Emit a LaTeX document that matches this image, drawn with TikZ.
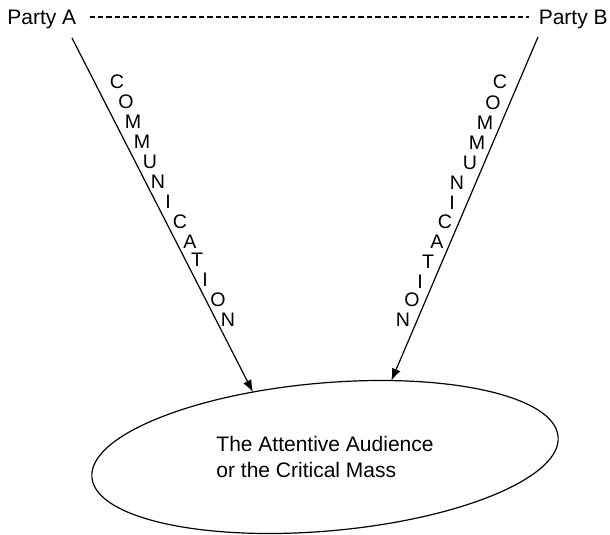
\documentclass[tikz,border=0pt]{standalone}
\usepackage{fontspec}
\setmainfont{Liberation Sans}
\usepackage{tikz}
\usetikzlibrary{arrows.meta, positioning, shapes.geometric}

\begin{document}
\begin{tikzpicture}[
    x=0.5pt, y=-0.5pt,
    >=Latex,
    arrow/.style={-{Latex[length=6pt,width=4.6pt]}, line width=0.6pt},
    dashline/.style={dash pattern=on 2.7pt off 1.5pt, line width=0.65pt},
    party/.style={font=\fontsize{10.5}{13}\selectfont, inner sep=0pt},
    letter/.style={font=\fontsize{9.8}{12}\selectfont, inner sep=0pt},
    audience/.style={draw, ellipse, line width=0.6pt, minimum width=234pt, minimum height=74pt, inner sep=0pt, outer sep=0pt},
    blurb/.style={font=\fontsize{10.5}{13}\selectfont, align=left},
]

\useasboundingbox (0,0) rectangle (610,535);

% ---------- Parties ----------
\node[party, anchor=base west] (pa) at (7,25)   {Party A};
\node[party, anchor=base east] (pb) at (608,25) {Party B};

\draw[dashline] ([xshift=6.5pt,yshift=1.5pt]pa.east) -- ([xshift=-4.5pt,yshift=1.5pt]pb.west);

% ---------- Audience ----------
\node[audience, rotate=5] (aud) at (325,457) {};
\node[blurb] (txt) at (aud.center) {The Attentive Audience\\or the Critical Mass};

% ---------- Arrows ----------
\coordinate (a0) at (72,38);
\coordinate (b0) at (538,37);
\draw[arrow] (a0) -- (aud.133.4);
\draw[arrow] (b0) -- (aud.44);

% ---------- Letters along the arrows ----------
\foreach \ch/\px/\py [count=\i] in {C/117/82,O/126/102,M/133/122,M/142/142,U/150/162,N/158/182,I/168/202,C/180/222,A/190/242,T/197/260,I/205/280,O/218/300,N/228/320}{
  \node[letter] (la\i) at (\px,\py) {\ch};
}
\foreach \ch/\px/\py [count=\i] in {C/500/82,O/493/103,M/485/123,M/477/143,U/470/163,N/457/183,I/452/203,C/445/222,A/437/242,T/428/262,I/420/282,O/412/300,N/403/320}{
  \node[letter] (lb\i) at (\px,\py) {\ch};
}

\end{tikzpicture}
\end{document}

- **Given exercise**
Pictures excluded, repeat exactly the lines from the top of the material through the line with "(b0) -- (aud.44);", including both of those lines.

- **Output of the task**
Emit a LaTeX document that matches this image, drawn with TikZ.
\documentclass[tikz,border=0pt]{standalone}
\usepackage{fontspec}
\setmainfont{Liberation Sans}
\usepackage{tikz}
\usetikzlibrary{arrows.meta, positioning, shapes.geometric}

\begin{document}
\begin{tikzpicture}[
    x=0.5pt, y=-0.5pt,
    >=Latex,
    arrow/.style={-{Latex[length=6pt,width=4.6pt]}, line width=0.6pt},
    dashline/.style={dash pattern=on 2.7pt off 1.5pt, line width=0.65pt},
    party/.style={font=\fontsize{10.5}{13}\selectfont, inner sep=0pt},
    letter/.style={font=\fontsize{9.8}{12}\selectfont, inner sep=0pt},
    audience/.style={draw, ellipse, line width=0.6pt, minimum width=234pt, minimum height=74pt, inner sep=0pt, outer sep=0pt},
    blurb/.style={font=\fontsize{10.5}{13}\selectfont, align=left},
]

\useasboundingbox (0,0) rectangle (610,535);

% ---------- Parties ----------
\node[party, anchor=base west] (pa) at (7,25)   {Party A};
\node[party, anchor=base east] (pb) at (608,25) {Party B};

\draw[dashline] ([xshift=6.5pt,yshift=1.5pt]pa.east) -- ([xshift=-4.5pt,yshift=1.5pt]pb.west);

% ---------- Audience ----------
\node[audience, rotate=5] (aud) at (325,457) {};
\node[blurb] (txt) at (aud.center) {The Attentive Audience\\or the Critical Mass};

% ---------- Arrows ----------
\coordinate (a0) at (72,38);
\coordinate (b0) at (538,37);
\draw[arrow] (a0) -- (aud.133.4);
\draw[arrow] (b0) -- (aud.44);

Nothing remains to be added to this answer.